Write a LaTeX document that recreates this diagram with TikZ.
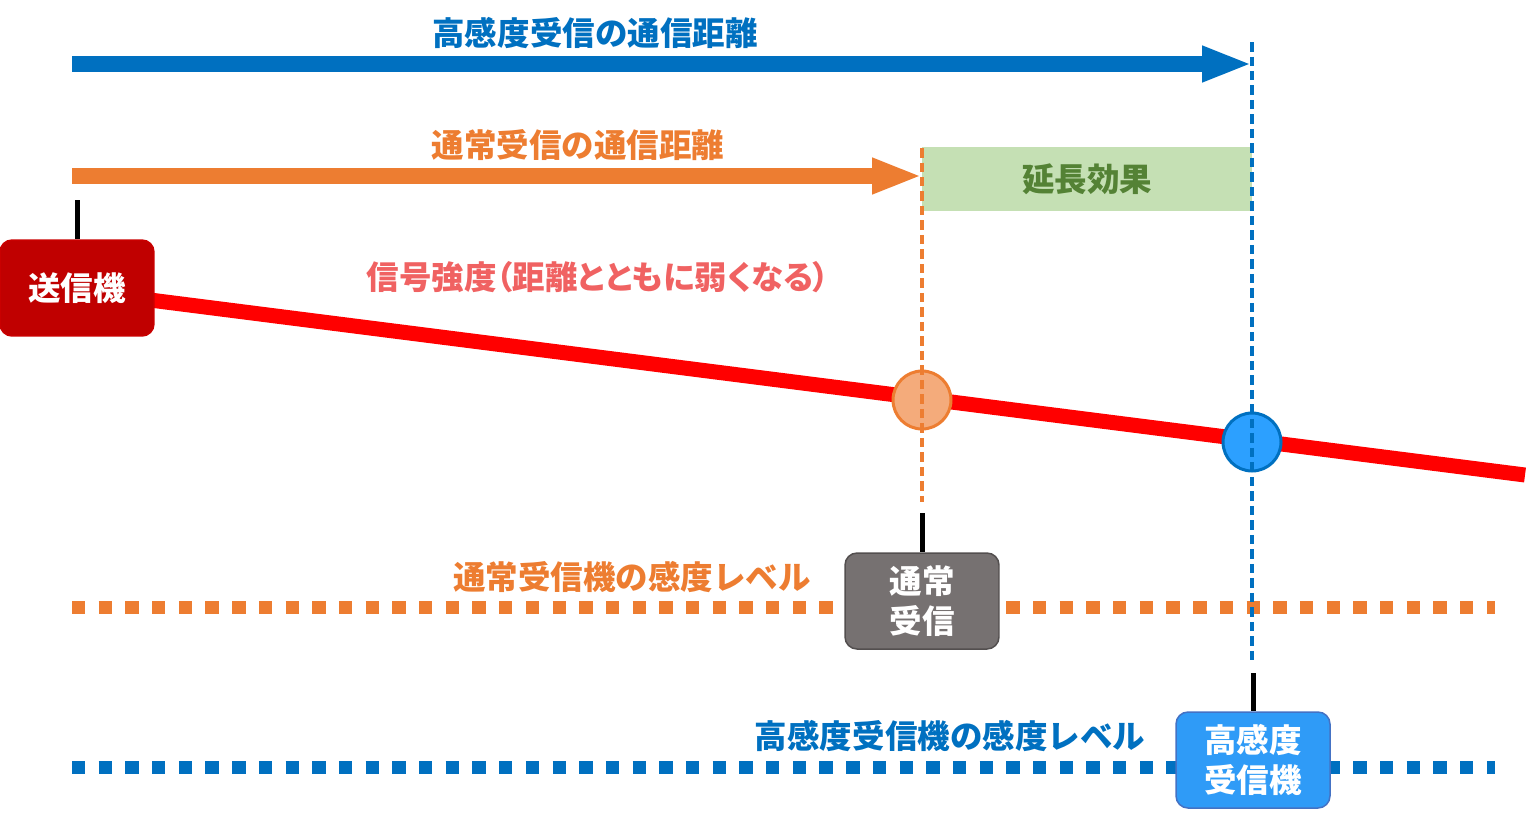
\documentclass[tikz,border=0pt]{standalone}
\usepackage{fontspec}
\setmainfont{Noto Sans CJK JP}
\usepackage{xcolor}
\usepackage{tikz}
\usetikzlibrary{arrows.meta,positioning,calc}
\definecolor{hiblue}{HTML}{0070C0}
\definecolor{noorange}{HTML}{ED7D31}
\definecolor{sigred}{HTML}{FF0000}
\definecolor{sigtxt}{HTML}{F06262}
\definecolor{txred}{HTML}{C00000}
\definecolor{gainfill}{HTML}{C5E0B4}
\definecolor{gaintxt}{HTML}{548235}
\definecolor{rxgray}{HTML}{767171}
\definecolor{rxblue}{HTML}{2F9BF7}
\definecolor{rxedge}{HTML}{4472C4}
\definecolor{hitorange}{HTML}{F4AB7B}
\definecolor{hitblue}{HTML}{2CA0FF}
\tikzset{
  dev/.style={rectangle, draw, rounded corners=0.24cm, minimum width=3.08cm, minimum height=1.92cm, align=center, text=white, line width=0.03cm},
  lvl/.style={line width=0.26cm, dash pattern=on 0.267cm off 0.267cm},
  dist/.style={line width=0.32cm, -{Triangle[length=1cm, width=0.66cm]}},
  reach/.style={line width=0.09cm, dash pattern=on 0.19cm off 0.1cm},
  stem/.style={line width=0.1cm, black},
  hit/.style={circle, draw, line width=0.06cm, minimum size=1.16cm, inner sep=0pt}
}

\begin{document}
\begin{tikzpicture}[x=0.02cm, y=-0.02cm, font=\fontsize{18.5}{22.7}\selectfont\bfseries]
\useasboundingbox (0,0) rectangle (1534,822);
\coordinate (hs) at (72,64);
\coordinate (he) at (1252,64);
\coordinate (ns) at (72,176);
\coordinate (ne) at (922,176);
\coordinate (lns) at (72,607);
\coordinate (lne) at (1495,607);
\coordinate (lhs) at (72,767);
\coordinate (lhe) at (1495,767);
\coordinate (sigs) at (150,300);
\coordinate (sige) at (1525,475);
\coordinate (ntop) at (922,148);
\coordinate (nlow) at (922,502);
\coordinate (htop) at (1252,42);
\coordinate (hlow) at (1252,662);
\coordinate (txtop) at (77,200);
\coordinate (rxntop) at (922,513);
\coordinate (rxhtop) at (1253,673);
\draw[lvl, noorange] (lns) -- (lne);
\draw[lvl, hiblue] (lhs) -- (lhe);
\node[text=hiblue] (hilbl) at (595,33) {高感度受信の通信距離};
\node[text=noorange] (nolbl) at (578,145) {通常受信の通信距離};
\node[text=sigtxt] (siglbl) at (598,277) {\addfontfeatures{RawFeature=+palt}信号強度（距離とともに弱くなる）};
\node[text=noorange] (lvnlbl) at (632,577) {通常受信機の感度レベル};
\node[text=hiblue] (lvhlbl) at (950,736) {高感度受信機の感度レベル};
\draw[dist, hiblue] (hs) -- (he);
\draw[dist, noorange] (ns) -- (ne);
\node[fill=gainfill, minimum width=6.6cm, minimum height=1.28cm, inner sep=0pt, text=gaintxt] (gain) at (1087,179) {延長効果};
\draw[line width=0.3cm, sigred] (sigs) -- (sige);
\node[hit, fill=hitorange, draw=noorange] (hitn) at (922,400) {};
\node[hit, fill=hitblue, draw=hiblue] (hith) at (1252,442) {};
\draw[reach, noorange] (ntop) -- (nlow);
\draw[reach, hiblue] (htop) -- (hlow);
\node[dev, fill=txred, draw=txred!85!red] (tx) at (77,288) {送信機};
\node[dev, fill=rxgray, draw=rxgray!70!black] (rxn) at (922,601) {通常\\受信};
\node[dev, fill=rxblue, draw=rxedge] (rxh) at (1253,760) {高感度\\受信機};
\draw[stem] (txtop) -- (tx.north);
\draw[stem] (rxntop) -- (rxn.north);
\draw[stem] (rxhtop) -- (rxh.north);
\end{tikzpicture}
\end{document}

* [EXERCISE INSTRUCTIONS]
Word for word, quote the full listing, omitting every picture.

* [THE RESPONSE]
Write a LaTeX document that recreates this diagram with TikZ.
\documentclass[tikz,border=0pt]{standalone}
\usepackage{fontspec}
\setmainfont{Noto Sans CJK JP}
\usepackage{xcolor}
\usepackage{tikz}
\usetikzlibrary{arrows.meta,positioning,calc}
\definecolor{hiblue}{HTML}{0070C0}
\definecolor{noorange}{HTML}{ED7D31}
\definecolor{sigred}{HTML}{FF0000}
\definecolor{sigtxt}{HTML}{F06262}
\definecolor{txred}{HTML}{C00000}
\definecolor{gainfill}{HTML}{C5E0B4}
\definecolor{gaintxt}{HTML}{548235}
\definecolor{rxgray}{HTML}{767171}
\definecolor{rxblue}{HTML}{2F9BF7}
\definecolor{rxedge}{HTML}{4472C4}
\definecolor{hitorange}{HTML}{F4AB7B}
\definecolor{hitblue}{HTML}{2CA0FF}
\tikzset{
  dev/.style={rectangle, draw, rounded corners=0.24cm, minimum width=3.08cm, minimum height=1.92cm, align=center, text=white, line width=0.03cm},
  lvl/.style={line width=0.26cm, dash pattern=on 0.267cm off 0.267cm},
  dist/.style={line width=0.32cm, -{Triangle[length=1cm, width=0.66cm]}},
  reach/.style={line width=0.09cm, dash pattern=on 0.19cm off 0.1cm},
  stem/.style={line width=0.1cm, black},
  hit/.style={circle, draw, line width=0.06cm, minimum size=1.16cm, inner sep=0pt}
}

\begin{document}
\begin{tikzpicture}[x=0.02cm, y=-0.02cm, font=\fontsize{18.5}{22.7}\selectfont\bfseries]
\useasboundingbox (0,0) rectangle (1534,822);
\coordinate (hs) at (72,64);
\coordinate (he) at (1252,64);
\coordinate (ns) at (72,176);
\coordinate (ne) at (922,176);
\coordinate (lns) at (72,607);
\coordinate (lne) at (1495,607);
\coordinate (lhs) at (72,767);
\coordinate (lhe) at (1495,767);
\coordinate (sigs) at (150,300);
\coordinate (sige) at (1525,475);
\coordinate (ntop) at (922,148);
\coordinate (nlow) at (922,502);
\coordinate (htop) at (1252,42);
\coordinate (hlow) at (1252,662);
\coordinate (txtop) at (77,200);
\coordinate (rxntop) at (922,513);
\coordinate (rxhtop) at (1253,673);
\draw[lvl, noorange] (lns) -- (lne);
\draw[lvl, hiblue] (lhs) -- (lhe);
\node[text=hiblue] (hilbl) at (595,33) {高感度受信の通信距離};
\node[text=noorange] (nolbl) at (578,145) {通常受信の通信距離};
\node[text=sigtxt] (siglbl) at (598,277) {\addfontfeatures{RawFeature=+palt}信号強度（距離とともに弱くなる）};
\node[text=noorange] (lvnlbl) at (632,577) {通常受信機の感度レベル};
\node[text=hiblue] (lvhlbl) at (950,736) {高感度受信機の感度レベル};
\draw[dist, hiblue] (hs) -- (he);
\draw[dist, noorange] (ns) -- (ne);
\node[fill=gainfill, minimum width=6.6cm, minimum height=1.28cm, inner sep=0pt, text=gaintxt] (gain) at (1087,179) {延長効果};
\draw[line width=0.3cm, sigred] (sigs) -- (sige);
\node[hit, fill=hitorange, draw=noorange] (hitn) at (922,400) {};
\node[hit, fill=hitblue, draw=hiblue] (hith) at (1252,442) {};
\draw[reach, noorange] (ntop) -- (nlow);
\draw[reach, hiblue] (htop) -- (hlow);
\node[dev, fill=txred, draw=txred!85!red] (tx) at (77,288) {送信機};
\node[dev, fill=rxgray, draw=rxgray!70!black] (rxn) at (922,601) {通常\\受信};
\node[dev, fill=rxblue, draw=rxedge] (rxh) at (1253,760) {高感度\\受信機};
\draw[stem] (txtop) -- (tx.north);
\draw[stem] (rxntop) -- (rxn.north);
\draw[stem] (rxhtop) -- (rxh.north);
\end{tikzpicture}
\end{document}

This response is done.